Saudi Arabia has restarted plans to list more shares of Aramco, the world’s most valuable oil company, according to people familiar with the company’s strategy, with an ambition to sell as much as a $50 billion stake, which at current valuations would be 2.5% of the company.
Executives at state-owned Saudi Arabian Oil Co., as Aramco is known, have held discussions internally and with outside advisers about selling additional shares on the Riyadh stock exchange and a secondary listing, possibly in London, Singapore or other venues, the people said.
The stake-sale effort is still in the planning stage, and could still be delayed or changed, the people said. Riyadh has floated several different plans over the years aimed at raising funds via Aramco, some of which have ultimately faltered or been abandoned.
The 2019 listing was a scaled-back version of the company’s original ambitions, which were to sell 5% of the company for as much as $100 billion, including on a major international exchange. But international investors were wary of governance issues and the price of the shares, which valued the company at $1.7 trillion. The domestic-only IPO ultimately listed 1.5% of the company.
A spokesperson for Aramco declined to comment.
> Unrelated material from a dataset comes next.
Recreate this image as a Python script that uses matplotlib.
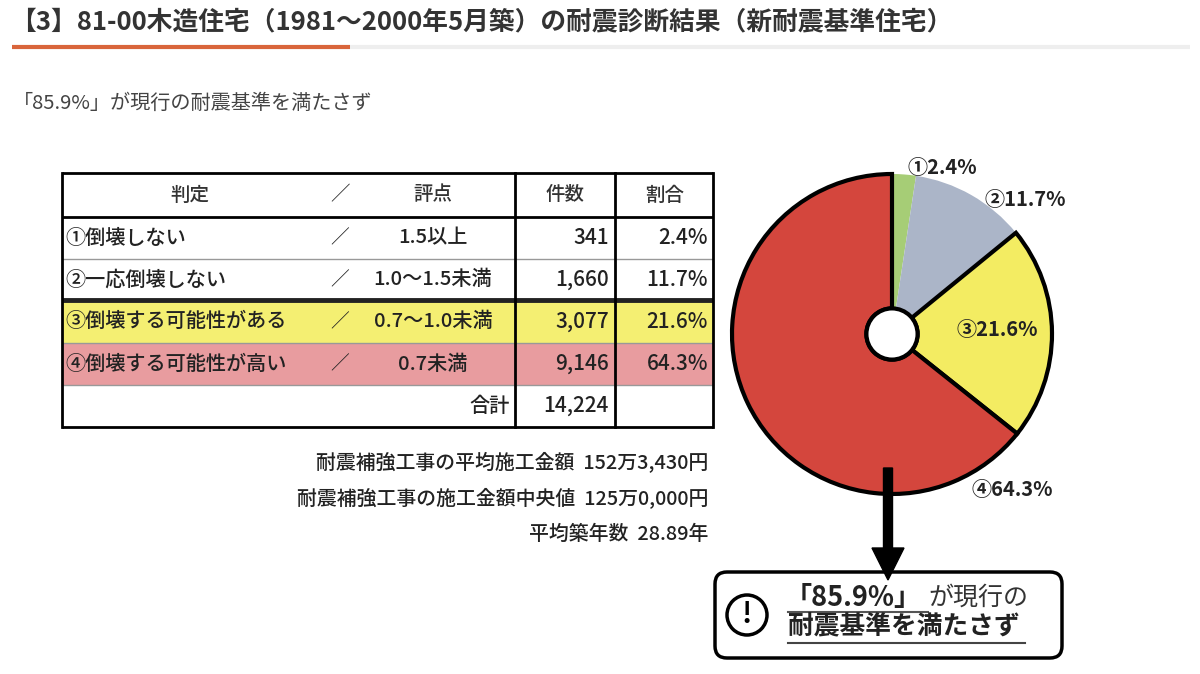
import matplotlib
matplotlib.use("Agg")
import matplotlib.pyplot as plt
from matplotlib.patches import Rectangle, Circle, FancyBboxPatch, FancyArrow

plt.rcParams['font.family'] = ['Noto Sans CJK JP', 'DejaVu Sans']

# data
title = "【3】81-00木造住宅（1981～2000年5月築）の耐震診断結果（新耐震基準住宅）"
subtitle = "「85.9%」が現行の耐震基準を満たさず"
headers = ["判定", "／", "評点", "件数", "割合"]
judgements = ["①倒壊しない", "②一応倒壊しない", "③倒壊する可能性がある", "④倒壊する可能性が高い"]
scores = ["1.5以上", "1.0～1.5未満", "0.7～1.0未満", "0.7未満"]
counts = [341, 1660, 3077, 9146]
shares = [2.4, 11.7, 21.6, 64.3]
total_label = "合計"
total_count = 14224
marks = ["①", "②", "③", "④"]
stats = ["耐震補強工事の平均施工金額  152万3,430円",
         "耐震補強工事の施工金額中央値  125万0,000円",
         "平均築年数  28.89年"]
callout_big = "「85.9%」"
callout_rest = "が現行の"
callout_line2 = "耐震基準を満たさず"

row_fills = ["white", "white", "#f4ef72", "#e89c9f"]
pie_colors = ["#a6cd76", "#abb5c8", "#f3ec62", "#d4463d"]

W, H = 1200, 674
fig = plt.figure(figsize=(W / 100, H / 100), dpi=100)

# pie axes (placed in pixel terms)
cx, cy, r = 892, 334, 160
pad = 1.05
ax_pie = fig.add_axes([(cx - r * pad) / W, (H - cy - r * pad) / H,
                       2 * r * pad / W, 2 * r * pad / H])
hole = 0.16
wedges, _ = ax_pie.pie(shares, colors=pie_colors, startangle=90, counterclock=False,
                       wedgeprops=dict(width=1 - hole, linewidth=0))
for i, w in enumerate(wedges):
    if i >= 2:
        w.set_edgecolor("black")
        w.set_linewidth(3)
        w.set_zorder(3)
    else:
        w.set_zorder(2)
ax_pie.add_patch(Circle((0, 0), hole, facecolor="white", edgecolor="black", lw=3, zorder=4))
ax_pie.set_xlim(-pad, pad)
ax_pie.set_ylim(-pad, pad)
ax_pie.axis("off")

# overlay axes in pixel coordinates
ax = fig.add_axes([0, 0, 1, 1])
ax.set_xlim(0, W)
ax.set_ylim(H, 0)
ax.axis("off")

# title + underline
ax.text(10, 22, title, fontsize=18.5, fontweight="bold", color="#333333", va="center", ha="left")
ax.plot([350, 1190], [47, 47], color="#eeeeee", lw=3, solid_capstyle="butt")
ax.plot([12, 350], [47, 47], color="#d9653b", lw=3, solid_capstyle="butt")
ax.text(13, 103, subtitle, fontsize=14.5, color="#444444", va="center", ha="left")

# table
x0, xc1, xc2, x1 = 62, 515, 615, 713
row_edges = [173, 217, 259, 300, 343, 385, 427]
for i, fc in enumerate(row_fills):
    ax.add_patch(Rectangle((x0, row_edges[i + 1]), x1 - x0, row_edges[i + 2] - row_edges[i + 1],
                           facecolor=fc, edgecolor="none", zorder=1))
line_w = [2, 2, 1, 3.5, 1, 1, 2]
line_c = ["black", "black", "#999999", "#222222", "#999999", "#999999", "black"]
for y, lw, c in zip(row_edges, line_w, line_c):
    ax.plot([x0, x1], [y, y], color=c, lw=lw, zorder=3, solid_capstyle="butt")
for x in [x0, xc1, xc2, x1]:
    ax.plot([x, x], [row_edges[0], row_edges[-1]], color="black", lw=2, zorder=3)

fs = 14.5
tc = "#222222"
hy = (row_edges[0] + row_edges[1]) / 2
for hx, h in zip([190, 340, 433, 565, 665], headers):
    ax.text(hx, hy, h, fontsize=fs - 0.5, color="#333333", ha="center", va="center",
            fontweight="medium", zorder=4)
for i in range(4):
    y = (row_edges[i + 1] + row_edges[i + 2]) / 2
    ax.text(65, y, judgements[i], fontsize=fs, color=tc, ha="left", va="center",
            fontweight="medium", zorder=4)
    ax.text(340, y, "／", fontsize=fs - 1, color=tc, ha="center", va="center", zorder=4)
    ax.text(433, y, scores[i], fontsize=fs, color=tc, ha="center", va="center",
            fontweight="medium", zorder=4)
    ax.text(609, y, f"{counts[i]:,}", fontsize=fs + 0.5, color=tc, ha="right", va="center",
            fontweight="medium", zorder=4)
    ax.text(708, y, f"{shares[i]}%", fontsize=fs + 0.5, color=tc, ha="right", va="center",
            fontweight="medium", zorder=4)
ty = (row_edges[5] + row_edges[6]) / 2
ax.text(510, ty, total_label, fontsize=fs, color=tc, ha="right", va="center",
        fontweight="medium", zorder=4)
ax.text(609, ty, f"{total_count:,}", fontsize=fs + 0.5, color=tc, ha="right", va="center",
        fontweight="medium", zorder=4)

# stats below table
for y, s in zip([463, 498, 534], stats):
    ax.text(708, y, s, fontsize=14.3, color=tc, ha="right", va="center", fontweight="medium")

# pie labels
label_pos = [(942, 168), (1025, 200), (997, 329), (1012, 490)]
for (lx, ly), m, s in zip(label_pos, marks, shares):
    ax.text(lx, ly, f"{m}{s}%", fontsize=14.5, fontweight="bold", color="#222222",
            ha="center", va="center")

# arrow
ax.add_patch(FancyArrow(888, 468, 0, 112, width=9, head_width=32, head_length=32,
                        length_includes_head=True, color="black", zorder=5))

# callout box
ax.add_patch(FancyBboxPatch((715, 572), 347, 86, boxstyle="round,pad=0,rounding_size=12",
                            facecolor="white", edgecolor="black", lw=2.5, zorder=4))
ax.add_patch(Circle((747, 615), 20, facecolor="white", edgecolor="black", lw=2.5, zorder=5))
ax.text(747, 615, "!", fontsize=20, fontweight="bold", ha="center", va="center", zorder=6)
ax.text(785, 598, callout_big, fontsize=19.5, fontweight="bold", color="#222222",
        ha="left", va="center", zorder=6)
ax.text(928, 598, callout_rest, fontsize=18, color="#333333", ha="left", va="center", zorder=6)
ax.plot([788, 928], [612, 612], color="#555555", lw=1.5, zorder=6)
ax.text(788, 627, callout_line2, fontsize=18.5, fontweight="bold", color="#222222",
        ha="left", va="center", zorder=6)
ax.plot([788, 1025], [643, 643], color="#444444", lw=1.5, zorder=6)

fig.savefig("out.png", dpi=100)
Saudi Arabia has long wanted to sell off chunks of the oil giant, part of a strategy crafted by de facto leader Crown Prince Mohammed bin Salman to monetize the country’s massive oil assets and use the proceeds to invest in industries outside of oil.
The goal is to complete the share sales by the end of the year or early next year, one of the people said. The plan is being pushed by the crown prince, the person said.
In April 2021, Prince Mohammed said in a televised interview that the kingdom was in talks with unnamed foreign investors about selling stakes in Aramco, with options that included a 1% acquisition by a leading global energy company. Plans under deliberation included selling more shares in Riyadh and that an announcement would come in a year or two.
Discussions over a fresh share sale are happening as oil prices hit their highest level since 2014, powered by rising demand, curtailed supplies and concerns among traders over instability in Eastern Europe and the Middle East. Brent crude, the global benchmark, traded above $92 a barrel Friday and has risen 57% over the past year.
Saudi Aramco’s Riyadh-listed shares have edged higher along with the price of oil and other oil-major stocks in recent months, and currently sport a market capitalization of nearly $2 trillion. The company’s shares are lightly traded compared with those in Western markets and aren’t widely owned by international investors. It is unclear if the company’s current valuation inside the country could be achieved in bigger markets.
Even if the company went ahead with a smaller share sale, it could still be a significant test for the company and oil markets.
London is the preferred location for that listing, one of the people said. The company has been talking to investors there to gauge their receptiveness for a listing, the person said. The kingdom has also revived plans from the last IPO to try to bring in investors from China, some of the people said, but nothing has been decided.
Some of the people close to the company said it is trying to cash in while investors still have an appetite for oil-related assets in a rapidly decarbonizing world. Distaste toward oil assets is growing as more investors factor in environmental criteria that determine how they allocate their funds. Aramco is the world’s fourth most-profitable public company after Apple Inc., Google parent Alphabet Inc. and Microsoft Corp.
The company has been wringing value from other parts of its energy infrastructure. In December it agreed to sell a 49% stake in its natural-gas pipeline business to a consortium led by BlackRock Inc. and Saudi-backed Hassana Investment Co. for $15.5 billion.